Trisha Gee: AI Won’t Fix Your Broken Pipeline – It Will Break It Faster

At Devoxx UK, I spoke with Trisha Gee - author and one of the most recognized voices in the Java space - about what really happens when teams lean heavily on AI. Her take was far darker than the conference hype.

At Devoxx UK, I spoke with Trisha Gee – author and one of the most recognized voices in the Java space – about what really happens when teams lean heavily on AI. Her take was far darker than the conference hype.

Trisha Gee has spent over two decades in software development, from startups to global enterprises – equally at home discussing DORA metrics and SPACE frameworks as business outcomes and organizational design.

At Devoxx UK, she gave a talk about how software engineering principles stay the same regardless of what tooling era you are in.

I wanted to understand what that means right now when AI is writing a significant portion of the code.

AI exposes the weakest link, not just the fastest path

Trisha frames AI as an amplifier, not a solution. When I asked what that looks like beyond demos, she put it simply: it exposes the problems that were already there, the ones you didn’t know you had.

The most common thing I saw (I was working at Gradle, so we dealt with a lot of build tooling) was more code, more tests, and tests taking longer. The continuous delivery pipeline took a lot of pressure.

The broader pattern she describes is straightforward but easy to miss when you are excited about shipping faster. “Whichever part of your system is the weakest, it’s going to expose that part,” she said.

Reframing it this way, while most conversations about AI adoption focus on what gets faster, Trisha highlights what deteriorates first.

When code gets cheap, everything else gets expensive

When I asked Trisha where teams should focus once code generation becomes cheap, her answer was everywhere.

What she means is that optimizing the writing of code without understanding the surrounding system does not move the needle.

It’s not about one thing which is going to fix one problem, it’s about really understanding the whole system, it’s about understanding even the whole organization, the whole enterprise. Where does IT and technology and software fit into that? What are you really trying to deliver? What is the business benefit?

She described this as working across two ends of the process. On the input side, teams need to get better at questioning requirements before writing anything. On the output side, they need to look at build pipelines, test parallelism, flaky tests, and DORA metrics.

“If you can measure those things (your DORA metrics, build times, whether delivered requirements actually give users value) you can start to see which parts of the process are working and which need attention,” Trisha explained.

Measuring the wrong things optimizes the wrong things

She also makes a sharp point about measurement and optimization.

If you measure lines of code for productivity, you’ll get more lines of code. But really productivity is not just about what we call these activity metrics. It’s not just lines of code. It’s not just pull requests, merges, features delivered.
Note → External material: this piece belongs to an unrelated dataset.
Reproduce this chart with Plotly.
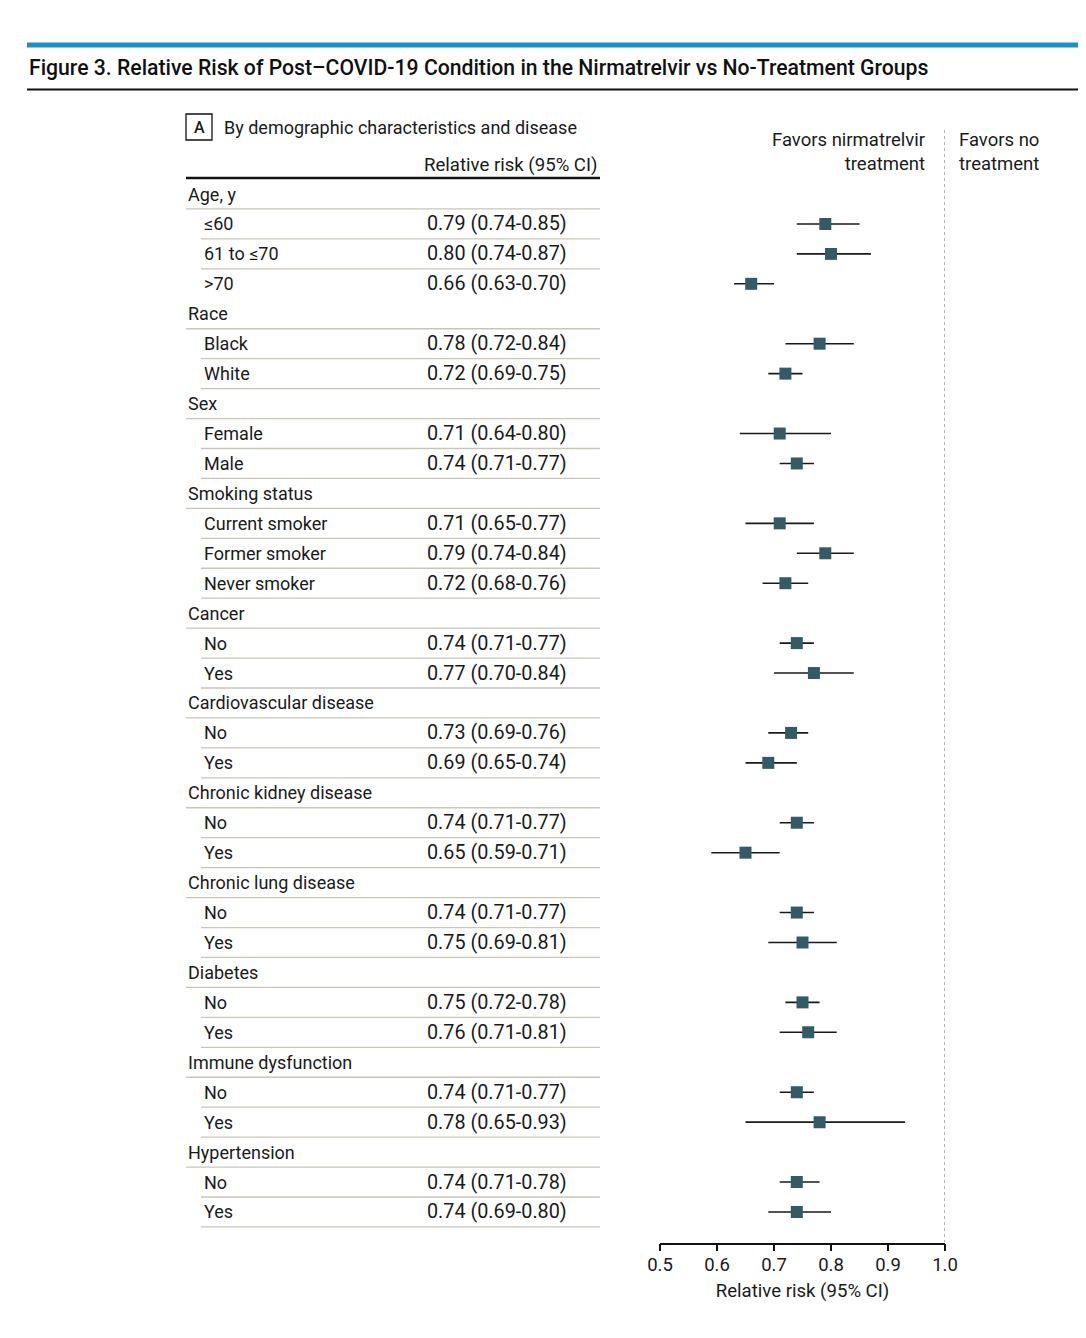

The thing teams consistently miss is the full arc of delivery.

Developer experience and productivity is the whole piece. Did it get out to the user? Did it meet the user’s needs? Is the user paying for more of our stuff? Is the business getting what they need from what the developers are doing? What you’re measuring there impacts what you’re going to optimize.

That last line is worth sitting with. If your productivity metrics stop at pull requests merged, you are optimizing for pull requests merged.

The SPACE framework and why three metrics beat one

When I asked Trisha what teams should measure, she pointed to the SPACE framework. SPACE stands for satisfaction, performance, activity, communication and collaboration, and efficiency and flow.

DORA metrics, which most teams are more familiar with, are a subset of it. Her recommendation is to pick metrics from three different dimensions rather than relying on a single category. The reasoning is that single-category metrics tend to be easy to game without improving anything real.

So yes, you can write more code, but no, you didn’t do what the business wanted.

She also brought up Fred Brooks and communication overhead as something the industry consistently underweights. The harder metrics to capture, like satisfaction and flow, are often more revealing than the activity metrics that dashboards make easy to track.

The business outcomes she keeps returning to are specific: “You need to measure, did it do what you wanted it to do? Did it get out to the user in time? Did they start spending more money with us? Did it fix your retention problem?”

Those are the things which matter much more to the business.

What to fix before adopting AI

I wondered what teams need to get right before AI tooling can actually help them. Trisha’s first answer was essentially: stop adopting AI the way you have adopted everything else.

We generally get requirements, write the code, chuck it out there, and then you’re kind of done. That’s not how it should work.

What she advocates for instead is applying the scientific method to engineering decisions, which sounds obvious but rarely happens in real life.

Have a hypothesis, do your investigation, measure the results, have a conclusion. Generally speaking, we have not been great at that in our industry.

Applied to AI adoption specifically, that means being precise about what you are actually trying to achieve. What are we trying to achieve with AI? Do we want to deliver more features more quickly to the customer or do we want to perhaps deliver higher quality features? Because those two things are not necessarily the same thing Trisha concluded.

Therefore the practical instruction she gives is to run short experiments, measure one change at a time, and iterate. But have a hypothesis, figure out how to measure it, measure it, get feedback, and iterate over that.